Clinical Characteristics of Patients with Acute Rheumatic Fever and Rheumatic Heart Disease in Kosovo, Evaluation of the Long-Term Results
Abstract
Background. Rheumatic fever, also known as acute rheumatic fever (ARF), is an inflammatory disease that can involve the heart, joints, skin, and brain.[1] The disease typically develops two to four weeks after a throat infection.[2] Signs and symptoms include fever, multiple painful joints, involuntary muscle movements, and a characteristic but uncommon nonitchy rash known as erythema marginatum. Acute rheumatic fever and its sequels, rheumatic heart diseases, remain major unsolved preventable health problems in Kosovo population, particularly among the disadvantages indigenous Albanian and Egyptians people. In Kosovo, despite performing secondary prophylaxis with benzathine penicillin, acute rheumatic fever hospitalization rates have remained essentially unchanged for the last 20 years.

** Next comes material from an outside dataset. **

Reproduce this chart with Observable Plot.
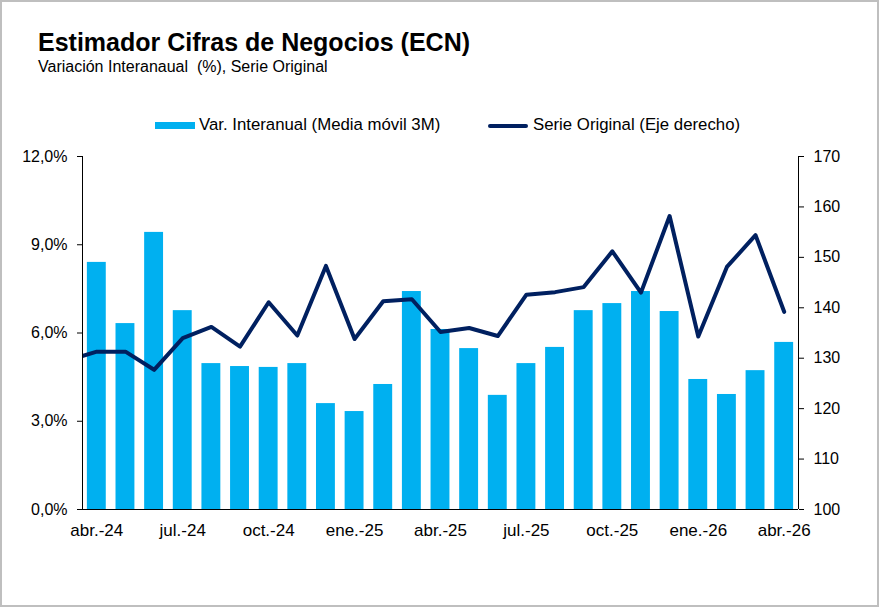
<!DOCTYPE html>
<html lang="es">
<head>
<meta charset="utf-8">
<title>Estimador Cifras de Negocios (ECN)</title>
<script src="https://cdn.jsdelivr.net/npm/d3@7"></script>
<script src="https://cdn.jsdelivr.net/npm/@observablehq/plot@0.6"></script>
<style>
  html, body { margin: 0; padding: 0; background: #fff; }
  #chart {
    position: relative; width: 879px; height: 607px; overflow: hidden;
    font-family: "Liberation Sans", Arial, sans-serif; color: #000;
  }
  #border {
    position: absolute; left: 0; top: 0; width: 879px; height: 607px;
    box-sizing: border-box; border: 2px solid #bfbfbf; pointer-events: none;
  }
  .title { position: absolute; left: 38px; top: 28px; font-size: 25px; font-weight: bold; white-space: nowrap; }
  .subtitle { position: absolute; left: 38px; top: 58px; font-size: 16px; white-space: pre; }
  .legend { position: absolute; top: 116px; font-size: 16.8px; white-space: nowrap; line-height: 18px; }
  .sw-bar { position: absolute; left: 155px; top: 122px; width: 40px; height: 7px; background: #00B0F0; }
  .sw-line { position: absolute; left: 488px; top: 123.5px; width: 40px; height: 4px; border-radius: 2px; background: #002060; }
  #plot { position: absolute; left: 0; top: 140px; }
</style>
</head>
<body>
<div id="chart">
  <div class="title">Estimador Cifras de Negocios (ECN)</div>
  <div class="subtitle">Variación Interanaual  (%), Serie Original</div>
  <div class="sw-bar"></div>
  <div class="legend" style="left:199px">Var. Interanual (Media móvil 3M)</div>
  <div class="sw-line"></div>
  <div class="legend" style="left:533px">Serie Original (Eje derecho)</div>
  <div id="plot"></div>
  <div id="border"></div>
</div>
<script>
// Meses de abr.-24 a abr.-26
const meses = [
  "abr.-24", "may.-24", "jun.-24", "jul.-24", "ago.-24", "sep.-24", "oct.-24", "nov.-24", "dic.-24",
  "ene.-25", "feb.-25", "mar.-25", "abr.-25", "may.-25", "jun.-25", "jul.-25", "ago.-25", "sep.-25",
  "oct.-25", "nov.-25", "dic.-25", "ene.-26", "feb.-26", "mar.-26", "abr.-26"
];

// Variación interanual, media móvil 3 meses (%)
const varInteranual = [
  8.40, 6.32, 9.42, 6.76, 4.96, 4.86, 4.83, 4.96, 3.60,
  3.33, 4.25, 7.41, 6.12, 5.47, 3.88, 4.96, 5.51, 6.76,
  7.00, 7.41, 6.73, 4.42, 3.91, 4.72, 5.68
];

// Serie original (eje derecho)
const serieOriginal = [
  131.3, 131.3, 127.7, 134.0, 136.2, 132.3, 141.1, 134.5, 148.3,
  133.8, 141.3, 141.7, 135.2, 136.0, 134.4, 142.6, 143.1, 144.1,
  151.2, 143.0, 158.2, 134.3, 148.1, 154.4, 139.2
];
// Valor de mar.-24: la línea entra desde el borde izquierdo del área
const serieMesPrevio = 129.6;

const ticksIzq = [0, 3, 6, 9, 12];
const ticksDer = [100, 110, 120, 130, 140, 150, 160, 170];
const ticksMes = [0, 3, 6, 9, 12, 15, 18, 21, 24];

// Conversión del eje derecho (100–170) a la escala del izquierdo (0–12)
const derMin = 100, derMax = 170, izqMax = 12;
const aIzq = v => (v - derMin) / (derMax - derMin) * izqMax;
const aDer = y => derMin + y / izqMax * (derMax - derMin);

const barras = meses.map((m, i) => ({i, mes: m, valor: varInteranual[i]}));
const linea = [{i: -1, valor: serieMesPrevio}]
  .concat(meses.map((m, i) => ({i, mes: m, valor: serieOriginal[i]})));

const semi = 0.33;
const fuente = "Liberation Sans, Arial, sans-serif";

const plot = Plot.plot({
  width: 879,
  height: 420,
  marginLeft: 82,
  marginRight: 81,
  marginTop: 16,
  marginBottom: 51,
  style: {fontFamily: fuente, fontSize: "16px", color: "#000", background: "transparent"},
  x: {type: "linear", domain: [-0.5, meses.length - 0.5]},
  y: {domain: [0, izqMax]},
  marks: [
    Plot.rect(barras, {
      x1: d => d.i - semi, x2: d => d.i + semi,
      y1: 0, y2: "valor", fill: "#00B0F0"
    }),
    Plot.line(linea, {
      x: "i", y: d => aIzq(d.valor),
      stroke: "#002060", strokeWidth: 4, clip: true,
      strokeLinejoin: "round", strokeLinecap: "round"
    }),
    Plot.ruleX([-0.5, meses.length - 0.5], {stroke: "#000", strokeWidth: 1}),
    Plot.ruleY([0], {stroke: "#000", strokeWidth: 1}),
    Plot.axisY({
      anchor: "left", ticks: ticksIzq, tickSize: 5, tickPadding: 10, label: null,
      tickFormat: d => d.toFixed(1).replace(".", ",") + "%", fontSize: 16
    }),
    Plot.axisY({
      anchor: "right", ticks: ticksDer.map(aIzq), tickSize: 5, tickPadding: 10, label: null,
      tickFormat: d => String(Math.round(aDer(d))), fontSize: 16
    }),
    Plot.axisX({
      ticks: ticksMes, tickSize: 0, tickPadding: 14, label: null,
      tickFormat: i => meses[i], fontSize: 17
    })
  ]
});

document.getElementById("plot").appendChild(plot);
</script>
</body>
</html>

The role of echocardiography in the diagnosis of acute rheumatic carditis was established over the last 20 years. Aims. Our study aimed to determine the prevalence of rheumatic heart disease in children from Kosovo population with the first attack of acute rheumatic fever. Also, we presented that echocardiography examination detects a greater prevalence of rheumatic heart disease than other diagnostic procedures. We aimed to compare the sensitivity and specificity of cardiac auscultation, ECG record, lab analysis to echocardiography and to determine the feasibility of specific age in this setting. Methods. To optimize accurate diagnosis of rheumatic fever and rheumatic heart disease, we utilized two group models. In the first group of 388 children who were hospitalized and treated before 1999, diagnosis of rheumatic fever was decided to base on the clinical and laboratory findings whereas in the second group (221 children treated from1999 to 2010), clinical and lab diagnosis was amplified also on the detection by echocardiography. Conclusion. In the second group, using echocardiography as a method of diagnosis and assessment children with rheumatic fever, we found high rates of undetected rheumatic heart disease in this high-risk group population. Echocardiographic examination of children with rheumatic fever for rheumatic heart disease may over-diagnose rheumatic heart disease unless congenital mitral valve anomalies and physiological regurgitation are excluded.
Keywords: rheumatic fever, rheumatic heart disease, chorea minor, echocardiography.